In [1]:
import pandas as pd
import numpy as np
import re
from bs4 import BeautifulSoup
import datetime

# 讀取資料
train_questions = pd.read_csv('train_question.csv')
test_questions = pd.read_csv('test_question.csv')
documents_data = pd.read_csv('documents_data.csv')

# 定義預處理函數
def clean_html(document_html, is_html=False):
    if is_html:
        soup = BeautifulSoup(document_html, 'html.parser')
        text = soup.get_text()
    else:
        text = document_html
    text = re.sub(r'[^a-zA-Z\s]', '', text).lower()
    return text

# 預處理文檔和訓練集
documents_data['cleaned_text'] = documents_data['Document_HTML'].apply(lambda x: clean_html(x, is_html=True))
train_questions['cleaned_question'] = train_questions['Question'].apply(clean_html)

# 預處理測試集
test_questions['cleaned_question'] = test_questions['Question'].apply(clean_html)

# 建立詞彙表（僅根據訓練集和文檔中的詞彙）
docs_tokens = documents_data['cleaned_text'].apply(lambda x: x.split())
train_questions_tokens = train_questions['cleaned_question'].apply(lambda x: x.split())
all_tokens = [token for tokens in docs_tokens for token in tokens] + [token for tokens in train_questions_tokens for token in tokens]
vocabulary = list(set(all_tokens))
vocab_size = len(vocabulary)

# 建立詞彙到索引的映射
word_to_index = {word: i for i, word in enumerate(vocabulary)}

# 建立文檔-詞矩陣 (Document-Term Matrix)
num_docs = len(documents_data)
DTM = np.zeros((num_docs, vocab_size))

for i, tokens in enumerate(docs_tokens):
    token_indices = [word_to_index[token] for token in tokens if token in word_to_index]
    counts = np.bincount(token_indices, minlength=vocab_size)
    DTM[i] = counts

# 建立訓練查詢-詞矩陣 (Query-Term Matrix) for train
num_train_queries = len(train_questions)
QTM_train = np.zeros((num_train_queries, vocab_size))

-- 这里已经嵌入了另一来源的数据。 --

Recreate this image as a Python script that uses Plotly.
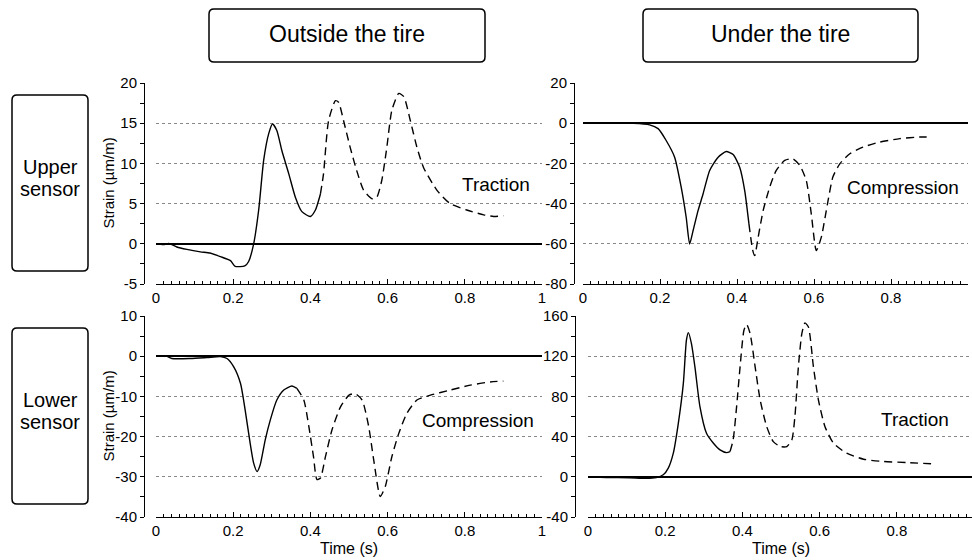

for i, tokens in enumerate(train_questions_tokens):
    token_indices = [word_to_index[token] for token in tokens if token in word_to_index]
    counts = np.bincount(token_indices, minlength=vocab_size)
    QTM_train[i] = counts

# 計算IDF（使用訓練集和文檔）
DF = np.sum(DTM > 0, axis=0)  # 包含每個詞的文檔數
N = num_docs
IDF = np.log(N / (1 + DF))  # 防止除以0

# 計算TF
doc_lengths = np.sum(DTM, axis=1, keepdims=True)  # 文檔中詞的總數
doc_lengths[doc_lengths == 0] = 1  # 防止除以0
TF_docs = DTM / doc_lengths

train_query_lengths = np.sum(QTM_train, axis=1, keepdims=True)
train_query_lengths[train_query_lengths == 0] = 1
TF_train_queries = QTM_train / train_query_lengths

# 計算TF-IDF for documents and train queries
TFIDF_docs = TF_docs * IDF
TFIDF_train_queries = TF_train_queries * IDF

# 正規化TF-IDF向量
norms_docs = np.linalg.norm(TFIDF_docs, axis=1, keepdims=True)
norms_docs[norms_docs == 0] = 1
normalized_TFIDF_docs = TFIDF_docs / norms_docs

norms_train_queries = np.linalg.norm(TFIDF_train_queries, axis=1, keepdims=True)
norms_train_queries[norms_train_queries == 0] = 1
normalized_TFIDF_train_queries = TFIDF_train_queries / norms_train_queries

# 計算餘弦相似度矩陣 for train queries
similarity_matrix_train = np.dot(normalized_TFIDF_train_queries, normalized_TFIDF_docs.T)

# 對每個訓練查詢找到最相似的前三個文檔
top_k = 3
top_k_indices_train = np.argsort(similarity_matrix_train, axis=1)[:, -top_k:][:, ::-1]
predicted_docs_train = documents_data['Document ID'].values

# 提取訓練查詢的預測文檔ID
results_train = [predicted_docs_train[indices] for indices in top_k_indices_train]

# 現在對測試查詢進行預測
# 建立測試查詢-詞矩陣 (Query-Term Matrix) for test
test_questions_tokens = test_questions['cleaned_question'].apply(lambda x: x.split())
num_test_queries = len(test_questions)
QTM_test = np.zeros((num_test_queries, vocab_size))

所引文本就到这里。